Sometimes you don't have to wait for the clearest of skies to do some intriguing observing. Here is a photo of a ring around the Moon with Rachel. Come up to Chabot on Friday and Saturday evenings. You can spend some time helping the public become oriented to the night sky. Your help is even more needed during daytime hours, as a great number of people are interested in the telescopes from an historical viewpoint. Please call me or Terry Galloway and volunteer your time, however much you can spare, for this public educational service. Another way you can contribute to your society is to volunteer for tasks concerning the relocation of the Burns Library. There is much work to be done, and Anne Creese would welcome you.

We are planning the Annual Dinner Meeting for March, 2001, and at that event we will name the next recipient of the Helen Pillans Award. Please offer your suggestions for this nominee to any Board member before January 18 for consideration.

Don't forget to celebrate the advent of the 21st century and the beginning of a new millennium at 4 pm PST, December 31. Happy New Year!

 

 

Welcome New Members
Please welcome these new members of the
Eastbay Astronomical Society.

Adam Renslo — Oakland


 

Telescope Makers Workshop
is on the second floor of the Spees Building, across from the antique telescope display. Call Paul Zurakowski for further information at
(925) 447-6837.
Come any Friday evening and build your own telescope!

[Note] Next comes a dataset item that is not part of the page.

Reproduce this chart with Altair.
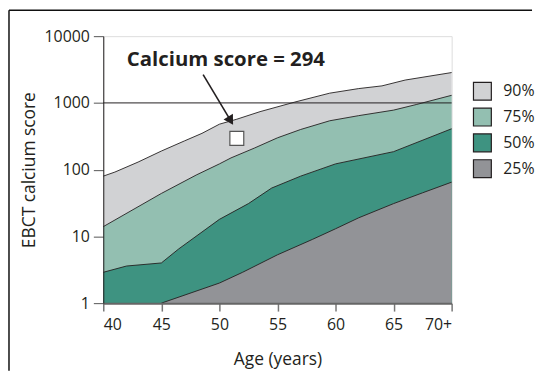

After a Christmas potluck with lots of holiday treats at the December EAS meeting, we were entertained by Lynda Williams, the famous “Physics Chanteuse.” Lynda is a physics instructor at San Francisco State who entertains scientists by singing songs of her own composition such as “Big Bang”, “SETI@Home,” and “Quark Sing-a-long.” Dressed as an elegant nightclub chanteuse, she performed her hilarious musical interpretations of the latest discoveries in physics and astronomy. EAS members clapped, laughed, and sang along to Lynda’s multimedia creations. At the end of the show, she even put on her solar corona hat (sort of like an astronomical Carmen Miranda) and sang the “Sun Song.” Your program director received lots of favorable comments after this memorable show! If you want to see and hear more about Lynda’s unusual and amusing performance check out her website at http://www.scientainment.com.

Anne and Frank Creese found their pictures in the Hayward Daily Review recently accompanying a story about the San Leandro Senior Center. With this evidence, plus counting the number of years these people have been members of EAS, we may be convinced that they indeed have earned the respect due to senior status, regardless of their youthful outlook.

Leah and the Fauth Telescope
By Don Saito


The work on Leah, the historic 1883 Alvan Clark 8-inch refractor has been put on hold, lately, by another urgent project—the clock cases and pier sections of the transit telescope. The Oakland Unified School District needed the room in Old Chabot where the transit telescope and clocks were kept, and they were urging us to move out, so Carter Roberts, Ken Swagerty, and I moved everything to Ken’s home workshop. We figured that since we’re moving them anyway, the wood of the clock cases, and the piers themselves, should be refinished before reinstalling them at New Chabot. Unfortunately, it turned out to be a bigger job than we first thought. But, we’re almost done and should have them installed by the time you read this; then we’ll be able to devote full attention to Leah once again. On December 13, a representative from the Smithsonian toured the facility with Dr. Mike Reynolds, and then they went over to Ken’s workshop to see Leah.
 

Here’s a picture of most of the brass we’ve cleaned, polished, and coated.

 

The Fauth transit telescope also dates to the previous millennium, having been placed in service in 1885 at the original Oakland Observatory in Lafayette Square a few blocks from the City Hall. Both this instrument and Leah had been funded by Anthony Chabot; and after his death in 1888, the Observatory was renamed in his honor. The Fauth telescope was used to set the official time for the City of Oakland. It was set up to ring the bell in City Hall twice a day.